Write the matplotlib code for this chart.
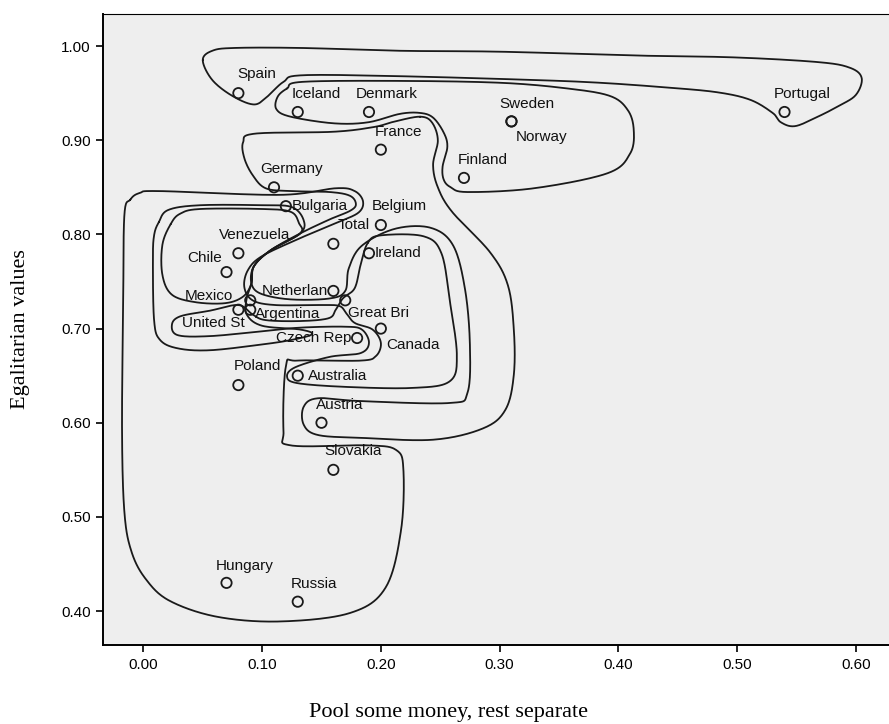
import numpy as np
import matplotlib
matplotlib.use("Agg")
import matplotlib.pyplot as plt

# countries as labelled in the chart
countries = ["Spain", "Iceland", "Denmark", "France", "Sweden", "Norway", "Finland",
             "Portugal", "Germany", "Bulgaria", "Belgium", "Total", "Venezuela",
             "Ireland", "Chile", "Netherlan", "Mexico", "Argentina", "United St",
             "Great Bri", "Canada", "Czech Rep", "Poland", "Australia", "Austria",
             "Slovakia", "Hungary", "Russia"]
pool = [0.08, 0.13, 0.19, 0.20, 0.31, 0.31, 0.27,
        0.54, 0.11, 0.12, 0.20, 0.16, 0.08,
        0.19, 0.07, 0.16, 0.09, 0.09, 0.08,
        0.17, 0.20, 0.18, 0.08, 0.13, 0.15,
        0.16, 0.07, 0.13]
egal = [0.95, 0.93, 0.93, 0.89, 0.92, 0.92, 0.86,
        0.93, 0.85, 0.83, 0.81, 0.79, 0.78,
        0.78, 0.76, 0.74, 0.73, 0.72, 0.72,
        0.73, 0.70, 0.69, 0.64, 0.65, 0.60,
        0.55, 0.43, 0.41]

# label placement: (dx, dy) in pixels from the point, horizontal alignment
label_pos = {
    "Spain": (-1, 19, "left"), "Iceland": (-6, 18, "left"), "Denmark": (-13, 18, "left"),
    "France": (-6, 18, "left"), "Sweden": (-12, 17, "left"), "Norway": (4, -16, "left"),
    "Finland": (-6, 18, "left"), "Portugal": (-11, 18, "left"), "Germany": (-14, 18, "left"),
    "Bulgaria": (6, 0, "left"), "Belgium": (-9, 19, "left"), "Total": (4, 19, "left"),
    "Venezuela": (-19, 18, "left"), "Ireland": (6, 0, "left"), "Chile": (-5, 14, "right"),
    "Netherlan": (-5, 0, "right"), "Mexico": (-17, 4, "right"), "Argentina": (5, -4, "left"),
    "United St": (-56, -13, "left"), "Great Bri": (3, -13, "left"), "Canada": (5, -16, "left"),
    "Czech Rep": (-6, 0, "right"), "Poland": (-5, 19, "left"), "Australia": (10, 0, "left"),
    "Austria": (-6, 18, "left"), "Slovakia": (-9, 19, "left"), "Hungary": (-11, 17, "left"),
    "Russia": (-7, 18, "left"),
}

# hand drawn cluster outlines (data coordinates)
outline_spain_portugal = [
    (0.050, 0.985), (0.058, 0.995), (0.077, 0.998), (0.132, 0.998), (0.216, 0.995),
    (0.301, 0.994), (0.413, 0.990), (0.497, 0.988), (0.568, 0.983), (0.595, 0.977),
    (0.605, 0.966), (0.600, 0.948), (0.585, 0.936), (0.568, 0.925), (0.549, 0.915),
    (0.537, 0.919), (0.530, 0.929), (0.511, 0.943), (0.483, 0.951), (0.441, 0.956),
    (0.385, 0.961), (0.328, 0.964), (0.216, 0.968), (0.134, 0.969), (0.118, 0.962),
    (0.104, 0.946), (0.093, 0.938), (0.075, 0.947), (0.058, 0.964)]
outline_nordic = [
    (0.121, 0.955), (0.134, 0.962), (0.216, 0.963), (0.301, 0.961), (0.357, 0.955),
    (0.393, 0.947), (0.408, 0.932), (0.413, 0.911), (0.410, 0.886), (0.391, 0.865),
    (0.329, 0.849), (0.273, 0.845), (0.259, 0.850), (0.253, 0.858), (0.252, 0.872),
    (0.256, 0.893), (0.253, 0.908), (0.244, 0.924), (0.233, 0.929), (0.216, 0.928),
    (0.189, 0.919), (0.160, 0.918), (0.124, 0.925), (0.112, 0.933), (0.113, 0.946)]
outline_france = [
    (0.233, 0.925), (0.212, 0.920), (0.194, 0.914), (0.160, 0.909), (0.094, 0.907),
    (0.084, 0.898), (0.085, 0.881), (0.092, 0.863), (0.103, 0.849), (0.124, 0.846),
    (0.157, 0.845), (0.174, 0.841), (0.179, 0.832), (0.174, 0.825), (0.157, 0.816),
    (0.132, 0.801), (0.107, 0.783), (0.093, 0.766), (0.091, 0.748), (0.099, 0.737),
    (0.124, 0.731), (0.157, 0.732), (0.170, 0.740), (0.173, 0.764), (0.184, 0.788),
    (0.212, 0.806), (0.242, 0.807), (0.261, 0.788), (0.271, 0.741), (0.275, 0.683),
    (0.273, 0.632), (0.258, 0.621), (0.183, 0.623), (0.147, 0.626), (0.135, 0.617),
    (0.135, 0.598), (0.147, 0.587), (0.183, 0.584), (0.244, 0.582), (0.286, 0.594),
    (0.305, 0.614), (0.312, 0.651), (0.312, 0.699), (0.307, 0.746), (0.292, 0.781),
    (0.260, 0.824), (0.248, 0.850), (0.244, 0.874), (0.248, 0.900), (0.243, 0.919)]
outline_outer = [
    (-0.011, 0.837), (-0.003, 0.844), (0.014, 0.846), (0.115, 0.842), (0.162, 0.849),
    (0.178, 0.846), (0.185, 0.835), (0.181, 0.823), (0.162, 0.812), (0.132, 0.796),
    (0.100, 0.777), (0.088, 0.762), (0.085, 0.744), (0.092, 0.730), (0.111, 0.725),
    (0.149, 0.725), (0.165, 0.724), (0.171, 0.716), (0.178, 0.706), (0.193, 0.699),
    (0.200, 0.685), (0.196, 0.671), (0.183, 0.666), (0.130, 0.666), (0.120, 0.660),
    (0.118, 0.592), (0.124, 0.576), (0.189, 0.576), (0.213, 0.571), (0.219, 0.550),
    (0.217, 0.486), (0.204, 0.425), (0.174, 0.398), (0.115, 0.389), (0.062, 0.394),
    (0.022, 0.411), (0.002, 0.434), (-0.010, 0.463), (-0.016, 0.505), (-0.018, 0.592),
    (-0.017, 0.730), (-0.016, 0.821)]
outline_ireland = [
    (0.189, 0.791), (0.200, 0.799), (0.236, 0.798), (0.251, 0.780), (0.258, 0.730),
    (0.264, 0.672), (0.258, 0.644), (0.227, 0.637), (0.172, 0.638), (0.130, 0.642),
    (0.121, 0.649), (0.128, 0.659), (0.157, 0.670), (0.183, 0.674), (0.190, 0.685),
    (0.184, 0.699), (0.170, 0.702), (0.132, 0.701), (0.099, 0.697), (0.056, 0.692),
    (0.029, 0.693), (0.024, 0.704), (0.031, 0.713), (0.056, 0.719), (0.080, 0.725),
    (0.092, 0.715), (0.103, 0.709), (0.132, 0.708), (0.156, 0.711), (0.162, 0.720),
    (0.168, 0.732), (0.178, 0.743), (0.183, 0.768)]
outline_chile = [
    (0.023, 0.811), (0.031, 0.822), (0.048, 0.827), (0.100, 0.827), (0.124, 0.824),
    (0.131, 0.812), (0.132, 0.801), (0.107, 0.783), (0.093, 0.766), (0.091, 0.748),
    (0.084, 0.734), (0.069, 0.727), (0.044, 0.728), (0.024, 0.736), (0.016, 0.757),
    (0.016, 0.789)]
outline_latin = [
    (0.013, 0.813), (0.021, 0.826), (0.048, 0.831), (0.100, 0.831), (0.125, 0.829),
    (0.135, 0.815), (0.132, 0.801), (0.107, 0.783), (0.093, 0.766), (0.091, 0.748),
    (0.087, 0.732), (0.087, 0.715), (0.100, 0.703), (0.132, 0.699), (0.142, 0.694),
    (0.125, 0.688), (0.099, 0.683), (0.056, 0.677), (0.029, 0.679), (0.014, 0.688),
    (0.009, 0.709), (0.008, 0.773), (0.009, 0.799)]

outlines = [outline_spain_portugal, outline_nordic, outline_france, outline_outer,
            outline_ireland, outline_chile, outline_latin]


def smooth_closed(pts, n=24):
    # closed catmull-rom spline through the outline vertices
    P = np.asarray(pts, dtype=float)
    N = len(P)
    t = np.linspace(0, 1, n, endpoint=False)[:, None]
    segs = []
    for i in range(N):
        p0, p1, p2, p3 = P[i - 1], P[i], P[(i + 1) % N], P[(i + 2) % N]
        segs.append(0.5 * (2 * p1 + (-p0 + p2) * t
                           + (2 * p0 - 5 * p1 + 4 * p2 - p3) * t ** 2
                           + (-p0 + 3 * p1 - 3 * p2 + p3) * t ** 3))
    out = np.vstack(segs)
    return np.vstack([out, out[:1]])


fig = plt.figure(figsize=(8.89, 7.24), dpi=100)
ax = fig.add_axes([0.1159, 0.1091, 0.8841, 0.8715])
ax.set_facecolor("#eeeeee")

for o in outlines:
    xy = smooth_closed(o)
    ax.plot(xy[:, 0], xy[:, 1], color="#1a1a1a", lw=1.3, zorder=2, solid_capstyle="round")

ax.scatter(pool, egal, s=55, facecolors="none", edgecolors="#1a1a1a", linewidths=1.3, zorder=3)

for name, x, y in zip(countries, pool, egal):
    dx, dy, ha = label_pos[name]
    ax.annotate(name, (x, y), xytext=(dx, dy), textcoords="offset pixels",
                ha=ha, va="center", fontsize=11, family="Liberation Sans",
                color="#111111", zorder=4)

ax.set_xlim(-0.034, 0.628)
ax.set_ylim(0.364, 1.034)
ax.set_xticks(np.arange(0, 0.61, 0.1))
ax.set_yticks(np.arange(0.4, 1.01, 0.1))
ax.set_xticklabels(["%.2f" % v for v in np.arange(0, 0.61, 0.1)])
ax.set_yticklabels(["%.2f" % v for v in np.arange(0.4, 1.01, 0.1)])
ax.tick_params(direction="out", length=5, width=1.2, labelsize=11, pad=4)
for lab in ax.get_xticklabels() + ax.get_yticklabels():
    lab.set_family("Liberation Sans")
ax.spines["right"].set_visible(False)
ax.spines["left"].set_linewidth(1.4)
ax.spines["bottom"].set_linewidth(1.4)
ax.spines["top"].set_linewidth(0.8)

ax.set_xlabel("Pool some money, rest separate", family="Liberation Serif", fontsize=16)
ax.xaxis.set_label_coords(0.44, -0.092)
ax.set_ylabel("Egalitarian values", family="Liberation Serif", fontsize=16, labelpad=22)

fig.savefig("out.png", dpi=100)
====================
:: YOUR TASK ::
Leave out any pictures and return exactly the lines from the beginning of the data through the line with "import matplotlib.pyplot as plt", inclusive.

:: OUTPUT FOR THIS EXERCISE ::
Write the matplotlib code for this chart.
import numpy as np
import matplotlib
matplotlib.use("Agg")
import matplotlib.pyplot as plt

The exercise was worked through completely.